One of the primary rights that our ancestors fought for, as mentioned, was the right to free speech. This gave way to a free press. The vast majority of the mainstream papers, often financially buttressed by wealthy tax-avoiders, supported right-wing parties in this election. Most of these outlets didn't adopt a fair, unbiased opinion. Instead, they indulged the ancient art of scaremongering - warning people that Ed Miliband, Nicola Sturgeon, or anyone on the left would destroy Britain. David Cameron, on the other hand, was perpetuated as a white knight with the superpower of economic frugality.
Protestors are exercising the same right to free speech that is abused by the so-called free-press. The papers will inexorably condemn the anti-austerity march - favouring Tory frugality - seemingly unaware that their right to criticise is upheld by the same basic democratic principles exercised by protestors. Apparently, the media can practice free speech - through distortion and manipulation - yet it is anti-democratic when discontented voters gather to exercise the same principle.
Political finance, perhaps the most obvious anti-democratic force in Britain, also heavily favours the Tories. In 2014, according to UK Political Info, the Conservatives received donations of nearly £30 million, the Labour party received nearly £20 million and the Liberal Democrats received just over £8 million. No other party managed to reach £5 million. The majority of donations to the Conservatives came from big businesses and wealthy individuals that evidently have something to gain from a Tory victory. This form of 'rent-seeking' - an economics term that describes folks that use financial means to manipulate the system and further their profits - abuses the notion of equal representation.
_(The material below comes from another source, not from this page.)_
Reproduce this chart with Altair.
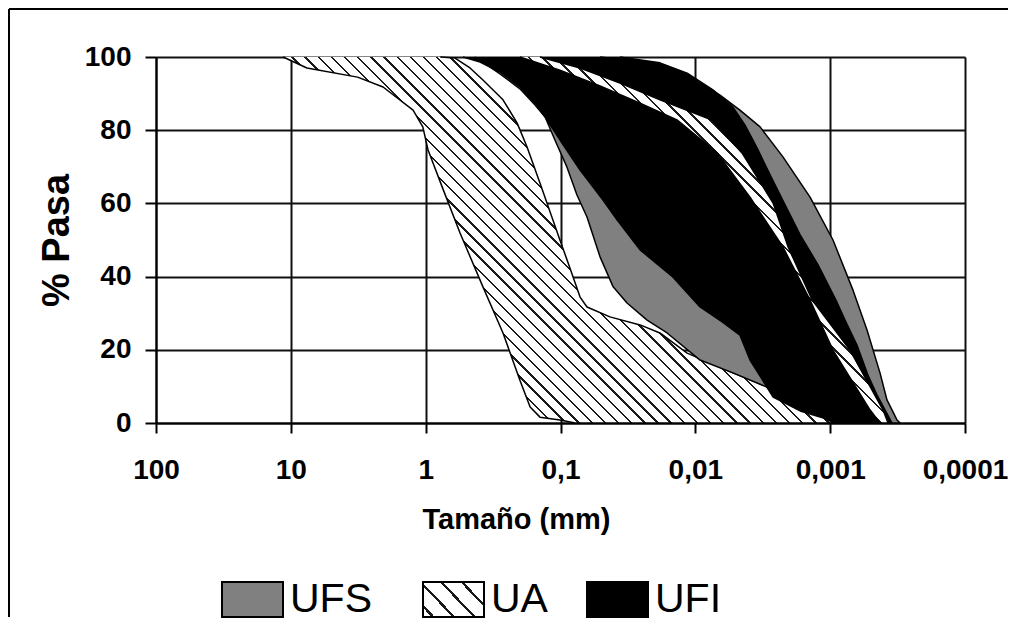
import math
import altair as alt
import pandas as pd

# ---------------- values (size in mm, % passing) ----------------
# UA band (hatched): coarse boundary top->bottom, fine boundary bottom->top
ua_coarse_size = [11.4, 7.6, 3.2, 2.07, 1.24, 1.05, 0.96, 0.74, 0.556, 0.376, 0.267, 0.20, 0.168, 0.142, 0.101, 0.078]
ua_coarse_pct = [100, 97, 94.5, 91.8, 85.5, 80.9, 74.6, 63.7, 51.9, 37.2, 24.6, 11.7, 4.4, 1.6, 0.8, 0]
ua_fine_size = [0.00085, 0.001, 0.00125, 0.00224, 0.00526, 0.0115, 0.0183, 0.0257, 0.043, 0.0636, 0.0716,
                0.085, 0.101, 0.142, 0.177, 0.21, 0.267, 0.376, 0.469, 0.606, 0.78]
ua_fine_pct = [0, 0.5, 2.7, 8.2, 13.7, 19.1, 24.6, 26.8, 29.0, 31.7, 34.4,
               42.3, 50.0, 65.6, 75.4, 82.0, 88.3, 93.7, 97.0, 99.7, 100]

# UA narrow strip (hatched) showing through the UFI band
uas_coarse_size = [0.20, 0.101, 0.0509, 0.0257, 0.01368, 0.0069, 0.00393, 0.00224, 0.00141, 0.000953, 0.000507, 0.000427]
uas_coarse_pct = [100, 96.4, 92.1, 87.4, 82.8, 73.8, 61.7, 48.1, 33.6, 19.9, 3.6, 0]
uas_fine_size = [0.000372, 0.000406, 0.000713, 0.00136, 0.00205, 0.00265, 0.00451, 0.00752, 0.0183, 0.0362, 0.0716, 0.142]
uas_fine_pct = [0, 3.6, 19.9, 33.6, 48.1, 60.1, 73.8, 82.8, 88.3, 92.9, 97.0, 100]

# UFS band (grey)
ufs_coarse_size = [0.431, 0.281, 0.20, 0.1545, 0.130, 0.110, 0.0895, 0.0755, 0.0636, 0.0509, 0.0407, 0.0321,
                   0.0228, 0.0162, 0.00923, 0.00526, 0.00294, 0.00167, 0.001, 0.000776]
ufs_coarse_pct = [100, 95.4, 91.3, 86.9, 83.6, 77.3, 69.9, 62.3, 56.3, 45.4, 37.2, 32.8,
                  28.1, 24.6, 17.2, 13.7, 9.8, 5.5, 0.8, 0]
ufs_fine_size = [0.000303, 0.000319, 0.000379, 0.000427, 0.000533, 0.000677, 0.000953, 0.00141, 0.00224,
                 0.00331, 0.00467, 0.00656, 0.0109, 0.0217, 0.0509]
ufs_fine_pct = [0, 0.8, 6.3, 13.7, 25.4, 36.3, 50.0, 61.7, 72.7, 80.9, 85.5, 89.6, 94.5, 98.4, 100]

# UFI band (black)
ufi_coarse_size = [0.528, 0.395, 0.281, 0.20, 0.1545, 0.130, 0.0975, 0.0716, 0.0484, 0.0381, 0.0257, 0.0147,
                   0.00923, 0.00632, 0.00467, 0.00393, 0.00265, 0.00167, 0.001, 0.000713]
ufi_coarse_pct = [100, 98.6, 95.9, 91.8, 87.4, 83.6, 76.5, 69.1, 60.9, 55.5, 47.3, 39.9,
                  31.7, 27.6, 24.0, 17.2, 7.1, 3.3, 0.8, 0]
ufi_fine_size = [0.000348, 0.000392, 0.000450, 0.000525, 0.000633, 0.000776, 0.000906, 0.00123, 0.00167,
                 0.00216, 0.00279, 0.00348, 0.00428, 0.00526, 0.0074, 0.0115, 0.0183, 0.0362]
ufi_fine_pct = [0, 3.6, 7.7, 13.1, 21.3, 28.1, 33.6, 43.2, 51.4,
                59.6, 67.8, 75.1, 81.4, 86.3, 91.0, 95.6, 98.4, 100]

x_ticks = [100, 10, 1, 0.1, 0.01, 0.001, 0.0001]
y_ticks = [0, 20, 40, 60, 80, 100]
legend_labels = ["UFS", "UA", "UFI"]

# ---------------- layout / style ----------------
W, H = 809, 366
X_MIN, X_MAX = 0.0001, 100
FONT = "Liberation Sans"


def px_x(s):
    return W * (math.log10(X_MAX) - math.log10(s)) / (math.log10(X_MAX) - math.log10(X_MIN))


def px_y(p):
    return H * (1 - p / 100.0)


def polygon(cs, cp, fs, fp):
    s = list(cs) + list(fs)
    p = list(cp) + list(fp)
    return pd.DataFrame({"size": s, "pct": p, "i": list(range(len(s)))})


def hatch(w, h, spacing=9.3, thick=1.7, color="#1a1a1a"):
    """45-degree '\\' hatch built from a striped linear gradient over a w x h box."""
    k = (w + h) / (w * w + h * h)
    a, b = w * k, h * k
    L = (w + h) / math.sqrt(2)
    GS = alt.GradientStop
    stops = [GS(offset=0, color="white")]
    p = spacing / 2
    while p + thick / 2 < L:
        t0 = round((p - thick / 2) / L, 5)
        t1 = round((p + thick / 2) / L, 5)
        stops += [GS(offset=t0, color="white"), GS(offset=t0, color=color),
                  GS(offset=t1, color=color), GS(offset=t1, color="white")]
        p += spacing
    stops.append(GS(offset=1, color="white"))
    return alt.LinearGradient(gradient="linear", stops=stops, x1=0, y1=1, x2=round(a, 5), y2=round(1 - b, 5))


def bbox(sizes, pcts):
    xs = [px_x(s) for s in sizes]
    ys = [px_y(p) for p in pcts]
    return max(xs) - min(xs), max(ys) - min(ys)


X = alt.X("size:Q",
          scale=alt.Scale(type="log", domain=[X_MIN, X_MAX], reverse=True, nice=False),
          axis=alt.Axis(values=x_ticks, labelExpr="replace(toString(datum.value), '.', ',')",
                        title="Tamaño (mm)", tickSize=10, labelPadding=23, labelFlush=False,
                        labelOverlap=False, titleFontSize=29, titleX=360, titleY=82,
                        titleBaseline="top", grid=True))
Y = alt.Y("pct:Q",
          scale=alt.Scale(domain=[0, 100], nice=False),
          axis=alt.Axis(values=y_ticks, title="% Pasa", tickSize=11, labelPadding=14,
                        titleFontSize=38, titlePadding=8, grid=True))


def band(df, fill):
    return alt.Chart(df).mark_line(fill=fill, stroke="black", strokeWidth=1.5,
                                   strokeJoin="round").encode(x=X, y=Y, order=alt.Order("i:Q"))


ua_df = polygon(ua_coarse_size, ua_coarse_pct, ua_fine_size, ua_fine_pct)
uas_df = polygon(uas_coarse_size, uas_coarse_pct, uas_fine_size, uas_fine_pct)
ufs_df = polygon(ufs_coarse_size, ufs_coarse_pct, ufs_fine_size, ufs_fine_pct)
ufi_df = polygon(ufi_coarse_size, ufi_coarse_pct, ufi_fine_size, ufi_fine_pct)

ua_w, ua_h = bbox(ua_df["size"], ua_df["pct"])
uas_w, uas_h = bbox(uas_df["size"], uas_df["pct"])

layers = [
    band(ua_df, hatch(ua_w, ua_h)),
    band(ufs_df, "#808080"),
    band(ufi_df, "black"),
    band(uas_df, hatch(uas_w, uas_h)),
]

# outer frame (top and left edges, as in the scanned figure)
one = pd.DataFrame({"k": [0]})
layers.append(alt.Chart(one).mark_rule(color="black", strokeWidth=2).encode(
    x=alt.value(-147), x2=alt.value(852), y=alt.value(-48)))
layers.append(alt.Chart(one).mark_rule(color="black", strokeWidth=2).encode(
    x=alt.value(-147), y=alt.value(-48), y2=alt.value(560)))

# legend
leg_fills = {"UFS": "#808080", "UA": hatch(62, 35, spacing=15.0, thick=2.2), "UFI": "black"}
leg_x = {"UFS": 66, "UA": 267, "UFI": 431}
for lab in legend_labels:
    d = pd.DataFrame({"label": [lab]})
    x0 = leg_x[lab]
    layers.append(alt.Chart(d).mark_rect(fill=leg_fills[lab], stroke="black", strokeWidth=2).encode(
        x=alt.value(x0), x2=alt.value(x0 + 61), y=alt.value(525), y2=alt.value(560)))
    layers.append(alt.Chart(d).mark_text(align="left", baseline="middle", font=FONT, fontSize=41,
                                         color="black").encode(
        x=alt.value(x0 + 68), y=alt.value(543), text="label:N"))

chart = alt.layer(*layers).properties(
    width=W, height=H, background="white",
    padding={"left": 0, "top": 0, "right": 0, "bottom": 0}
).configure_axis(
    labelFont=FONT, labelFontWeight="bold", labelFontSize=28, labelColor="black",
    titleFont=FONT, titleFontWeight="bold", titleColor="black",
    domainColor="black", domainWidth=2, tickColor="black", tickWidth=2,
    gridColor="#111111", gridWidth=2, gridOpacity=1
).configure_view(stroke=None)

chart.save("out.html", embed_options={"renderer": "svg", "actions": False})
Like the electoral system and the so-called free press, political finance unfairly sways political opinion towards major parties - particularly of the blue variety. If critics wanted to fight against anti-democratic forces, they could focus on the vested interests that manipulate the democratic process, rather than discontented protestors utilising their right to free speech.
The 'anti-democratic' argument is a feeble attempt to demonise those that wish to exercise their democratic rights. The People's Assembly march is a celebration of democracy and anyone that holds that ideal sacred should support, or at least tolerate, this march regardless of their political allegiance. There are plenty of anti-democratic forces in British politics - the bias electoral system, the unaccountable free-press and the tax-avoiding financiers - yet an anti-austerity protest is not one of them.
This march is an invitation for people to gather together and exchange ideas, to show solidarity for those suffering the ills of austerity and to exercise their democratic rights. On the 20th June, there will be an important march in London. I hope that all those sympathetic to the cause will get involved and help celebrate the democratic rights that we are so fortunate to enjoy.